Transcribe all of the material below word for word and leave out its pictures.

** BEGIN DATA EXTRACT **

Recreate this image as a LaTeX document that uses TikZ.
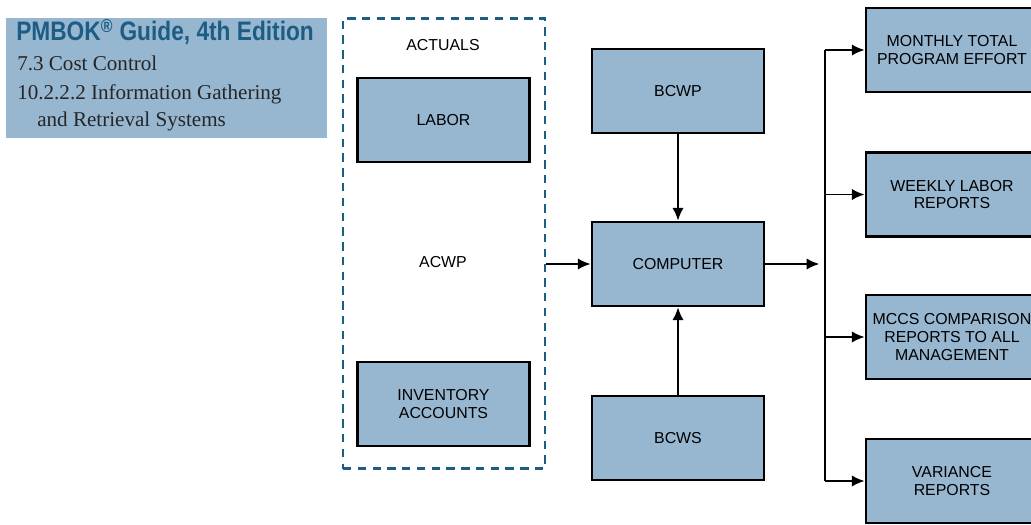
\documentclass[tikz,border=0pt]{standalone}
\usepackage{fontspec}
\setmainfont{Liberation Serif}
\setsansfont{Liberation Sans}
\newfontfamily\titlefont[FakeStretch=0.85]{Liberation Sans}
\usetikzlibrary{positioning,arrows.meta}

\definecolor{boxblue}{HTML}{97B7D0}
\definecolor{pmblue}{HTML}{1D5D84}

\begin{document}
\begin{tikzpicture}[x=0.025cm, y=-0.025cm,
    every node/.style={font=\sffamily\fontsize{11.3}{12.5}\selectfont, align=center},
    block/.style={draw=black, line width=1.9pt, fill=boxblue,
        minimum width=4.3cm, minimum height=2.1cm, inner sep=2pt},
    flow/.style={-{Latex[length=9pt,width=8pt]}, line width=1.4pt}]

    % Page size
    \useasboundingbox (0,0) rectangle (1031,525);

    % PMBOK reference box
    \fill[boxblue] (6,18) rectangle (327,138);
    \node[anchor=base west, inner sep=0, font=\titlefont\bfseries\fontsize{19}{20}\selectfont, text=pmblue]
        (title) at (16,41) {PMBOK\textsuperscript{\textregistered} Guide, 4th Edition};
    \node[anchor=base west, inner sep=0, font=\rmfamily\fontsize{15}{16}\selectfont, text=black!85]
        (ref1) at (17,71) {7.3 Cost Control};
    \node[anchor=base west, inner sep=0, font=\rmfamily\fontsize{15}{16}\selectfont, text=black!85]
        (ref2) at (17,100) {10.2.2.2 Information Gathering};
    \node[anchor=base west, inner sep=0, font=\rmfamily\fontsize{15}{16}\selectfont, text=black!85]
        (ref3) at (37,127) {and Retrieval Systems};

    % Actuals group
    \node[draw=pmblue, line width=2pt, dash pattern=on 6pt off 4.5pt,
        minimum width=5.05cm, minimum height=11.25cm] (actuals) at (444,243.5) {};
    \node (actualstxt) at (443,45) {ACTUALS};
    \node[block] (labor) at (443.5,120) {LABOR};
    \node (acwp) at (443,262) {ACWP};
    \node[block] (inventory) at (443.5,404) {INVENTORY\\ACCOUNTS};

    % Middle column
    \node[block] (bcwp) at (678,91) {BCWP};
    \node[block] (computer) at (678,264) {COMPUTER};
    \node[block] (bcws) at (678,438) {BCWS};

    % Reports
    \node[block] (monthly) at (952,50) {MONTHLY TOTAL\\PROGRAM EFFORT};
    \node[block] (weekly) at (952,194.5) {WEEKLY LABOR\\REPORTS};
    \node[block] (mccs) at (952,337) {MCCS COMPARISON\\REPORTS TO ALL\\MANAGEMENT};
    \node[block] (variance) at (952,481) {VARIANCE\\REPORTS};

    % Inputs to computer
    \draw[flow] (actuals.east |- computer.west) -- (computer.west);
    \draw[flow] (bcwp) -- (computer);
    \draw[flow] (bcws) -- (computer);

    % Output bus
    \coordinate (bus) at (825,264);
    \draw[flow] (computer.east) -- ([xshift=-4]bus);
    \draw[line width=1.4pt] (bus |- monthly.west) -- (bus |- variance.west);
    \foreach \rep in {monthly, weekly, mccs, variance}
        \draw[flow] (bus |- \rep.west) -- (\rep.west);
\end{tikzpicture}
\end{document}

** END DATA EXTRACT **

TASK ANSWER:
Recreate this image as a LaTeX document that uses TikZ.
\documentclass[tikz,border=0pt]{standalone}
\usepackage{fontspec}
\setmainfont{Liberation Serif}
\setsansfont{Liberation Sans}
\newfontfamily\titlefont[FakeStretch=0.85]{Liberation Sans}
\usetikzlibrary{positioning,arrows.meta}

\definecolor{boxblue}{HTML}{97B7D0}
\definecolor{pmblue}{HTML}{1D5D84}

\begin{document}
\begin{tikzpicture}[x=0.025cm, y=-0.025cm,
    every node/.style={font=\sffamily\fontsize{11.3}{12.5}\selectfont, align=center},
    block/.style={draw=black, line width=1.9pt, fill=boxblue,
        minimum width=4.3cm, minimum height=2.1cm, inner sep=2pt},
    flow/.style={-{Latex[length=9pt,width=8pt]}, line width=1.4pt}]

    % Page size
    \useasboundingbox (0,0) rectangle (1031,525);

    % PMBOK reference box
    \fill[boxblue] (6,18) rectangle (327,138);
    \node[anchor=base west, inner sep=0, font=\titlefont\bfseries\fontsize{19}{20}\selectfont, text=pmblue]
        (title) at (16,41) {PMBOK\textsuperscript{\textregistered} Guide, 4th Edition};
    \node[anchor=base west, inner sep=0, font=\rmfamily\fontsize{15}{16}\selectfont, text=black!85]
        (ref1) at (17,71) {7.3 Cost Control};
    \node[anchor=base west, inner sep=0, font=\rmfamily\fontsize{15}{16}\selectfont, text=black!85]
        (ref2) at (17,100) {10.2.2.2 Information Gathering};
    \node[anchor=base west, inner sep=0, font=\rmfamily\fontsize{15}{16}\selectfont, text=black!85]
        (ref3) at (37,127) {and Retrieval Systems};

    % Actuals group
    \node[draw=pmblue, line width=2pt, dash pattern=on 6pt off 4.5pt,
        minimum width=5.05cm, minimum height=11.25cm] (actuals) at (444,243.5) {};
    \node (actualstxt) at (443,45) {ACTUALS};
    \node[block] (labor) at (443.5,120) {LABOR};
    \node (acwp) at (443,262) {ACWP};
    \node[block] (inventory) at (443.5,404) {INVENTORY\\ACCOUNTS};

    % Middle column
    \node[block] (bcwp) at (678,91) {BCWP};
    \node[block] (computer) at (678,264) {COMPUTER};
    \node[block] (bcws) at (678,438) {BCWS};

    % Reports
    \node[block] (monthly) at (952,50) {MONTHLY TOTAL\\PROGRAM EFFORT};
    \node[block] (weekly) at (952,194.5) {WEEKLY LABOR\\REPORTS};
    \node[block] (mccs) at (952,337) {MCCS COMPARISON\\REPORTS TO ALL\\MANAGEMENT};
    \node[block] (variance) at (952,481) {VARIANCE\\REPORTS};

    % Inputs to computer
    \draw[flow] (actuals.east |- computer.west) -- (computer.west);
    \draw[flow] (bcwp) -- (computer);
    \draw[flow] (bcws) -- (computer);

    % Output bus
    \coordinate (bus) at (825,264);
    \draw[flow] (computer.east) -- ([xshift=-4]bus);
    \draw[line width=1.4pt] (bus |- monthly.west) -- (bus |- variance.west);
    \foreach \rep in {monthly, weekly, mccs, variance}
        \draw[flow] (bus |- \rep.west) -- (\rep.west);
\end{tikzpicture}
\end{document}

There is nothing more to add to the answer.